Moreover, for the data savvy - this is the wild west. Without a strong literacy of the new tools and technologies at the top of the company, small factions within the company can sell lower quality analytics projects, research, and dashboards at high premiums. Due to this foundational gap in modeling and testing, there is not a strong internal compass for statistical significance or quality insights. It can make the job easy in terms of tasks, but limiting in terms of the range of work that is proposed versus what is completed.
Managers are generally not literate in basic code languages, and you will likely be responsible for your own code and career roadmap. Could be good? Could be frustrating? For you to interpret. The wild west is not without its benefits.
However in the long run, it can start to feel like a two-steps-forward-one-step-back process. You may encounter deeply personal family and friend ties binding the upper echelons of Edelman from outsiders. You may be responsible for partnering with people who are not qualified or held accountable to their role due to their connections. Your inspiration and motivation to do great work may be at odds with the day to day asks of deeply conservative and racially homogenous organizational leaders. Additionally, you may start to get the sense that the pool of talent that fuels Edelman's operations is ultimately responsible for pushing the managerial/ HR teams beyond the edge of their comfort zone, and into the high-tech, thoughtful, and racially blended workplace of the modern times. Even when they may embrace these changes, it may frustrate you they lacked the vision change before they were asked.
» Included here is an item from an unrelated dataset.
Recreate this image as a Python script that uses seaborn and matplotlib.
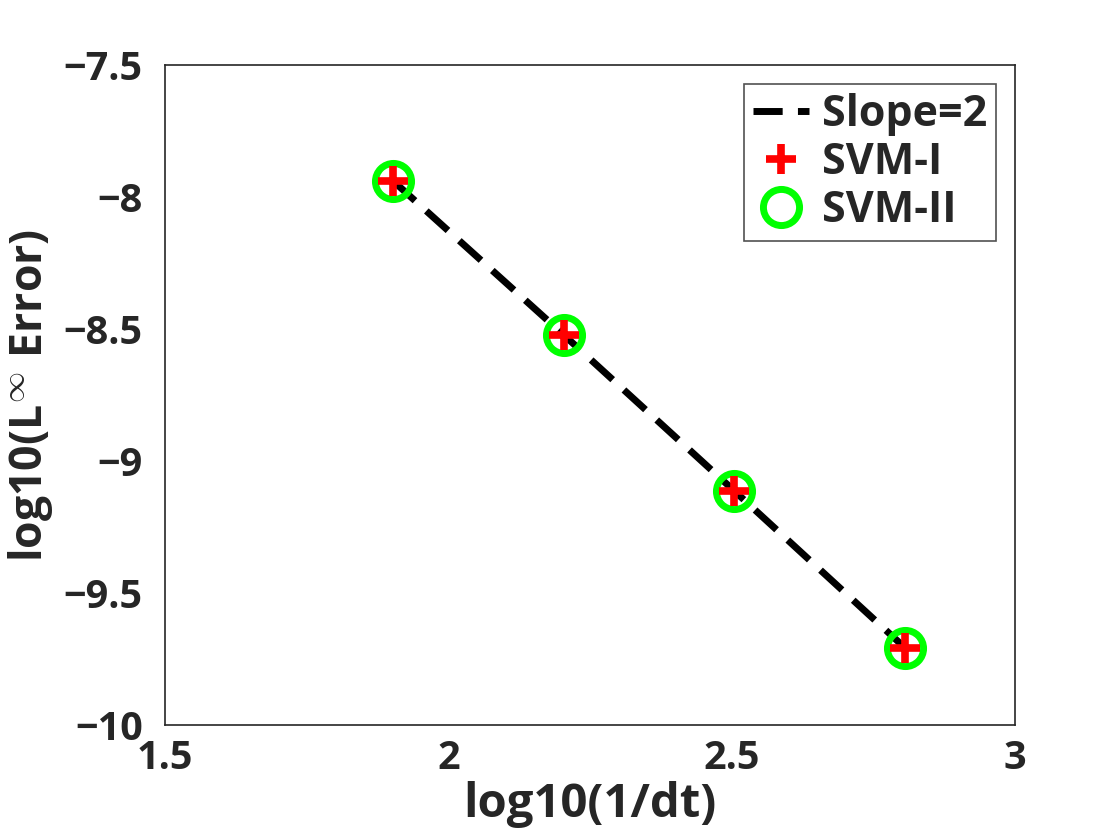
import matplotlib
matplotlib.use("Agg")
import matplotlib.pyplot as plt
import seaborn as sns

# 数据: 时间步长收敛测试
log_inv_dt = [1.903, 2.204, 2.505, 2.806]
err_svm1 = [-7.94, -8.523, -9.114, -9.708]
err_svm2 = [-7.94, -8.523, -9.114, -9.708]
slope_line = [-7.94, -8.523, -9.114, -9.708]

xticks = [1.5, 2, 2.5, 3]
yticks = [-10, -9.5, -9, -8.5, -8, -7.5]

sns.set_style("white")
plt.rcParams['font.family'] = ['Open Sans', 'DejaVu Sans']
plt.rcParams['font.weight'] = 'bold'
plt.rcParams['mathtext.fontset'] = 'cm'

fig = plt.figure(figsize=(11.2, 8.4), dpi=100)
ax = fig.add_axes([0.1473, 0.137, 0.7589, 0.7856])

sns.lineplot(x=log_inv_dt, y=slope_line, ax=ax, color='black', linewidth=5,
             label='Slope=2')
ax.lines[0].set_dashes([4.2, 2.2])
sns.lineplot(x=log_inv_dt, y=err_svm1, ax=ax, color='red', linestyle='',
             marker='+', markersize=21, markeredgewidth=5.5,
             markeredgecolor='red', label='SVM-I', zorder=5)
sns.lineplot(x=log_inv_dt, y=err_svm2, ax=ax, color='#00ff00', linestyle='',
             marker='o', markersize=26, markeredgewidth=5,
             markerfacecolor='none', markeredgecolor='#00ff00', label='SVM-II',
             zorder=4)

ax.set_xlim(1.5, 3)
ax.set_ylim(-10, -7.5)
ax.set_xticks(xticks)
ax.set_xticklabels(['1.5', '2', '2.5', '3'])
ax.set_yticks(yticks)
ax.set_yticklabels(['\u221210', '\u22129.5', '\u22129', '\u22128.5', '\u22128', '\u22127.5'])
ax.tick_params(direction='in', length=8, width=1.2, labelsize=28.5,
               labelcolor='#262626', color='#262626')
ax.tick_params(axis='x', pad=10)
ax.tick_params(axis='y', pad=16)
for s in ax.spines.values():
    s.set_color('#262626')
    s.set_linewidth(1.2)

ax.set_xlabel('log10(1/dt)', fontsize=34, fontweight='bold', color='#262626',
              labelpad=2)
ax.set_ylabel(r'log10(L$^{\infty}$ Error)', fontsize=32, fontweight='bold',
              color='#262626', labelpad=6)

leg = ax.legend(loc='upper right', fontsize=31, frameon=True, fancybox=False,
                edgecolor='#262626', handlelength=1.3, handletextpad=0.3,
                borderpad=0.2, labelspacing=0.12, borderaxespad=0.45)
leg.get_frame().set_linewidth(1.2)
for t in leg.get_texts():
    t.set_fontweight('bold')

fig.savefig('out.png', dpi=100)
If you begin to feel overworked by poor management or underpaid versus the industry standard, Edelman's client roster will likely come to mind. It's easy to think that a single person can stomach what feels like slightly more than the typical range of corporate problems in return for strong experience. If you arrive at this feeling at Edelman or you are reading as a potential hire on Glassdoor, I encourage you to ask - is the time and energy I put into this company truly coming back in equal if not increased reward?
After Edelman, my next employer gave me a 28% wage increase for the same job. They don't ask me to work on the weekends or ask for off same-day deliverables at 5PM . My manager's experience with code has already helped boost my skill set in a way Edelman could never compete with. They have long-held practices to combat climate change on an employee and corporation level, as well as serious employee diversity initiatives that pre-date the Black Lives Matter protests in 2020.
We, as humans, have great potential, bound by a limited time on earth. Please consider my learnings here in your decisions. You deserve to spend your limited human time on projects you believe in, in a place that gives fair reward for your contributions. Is Edelman really that place?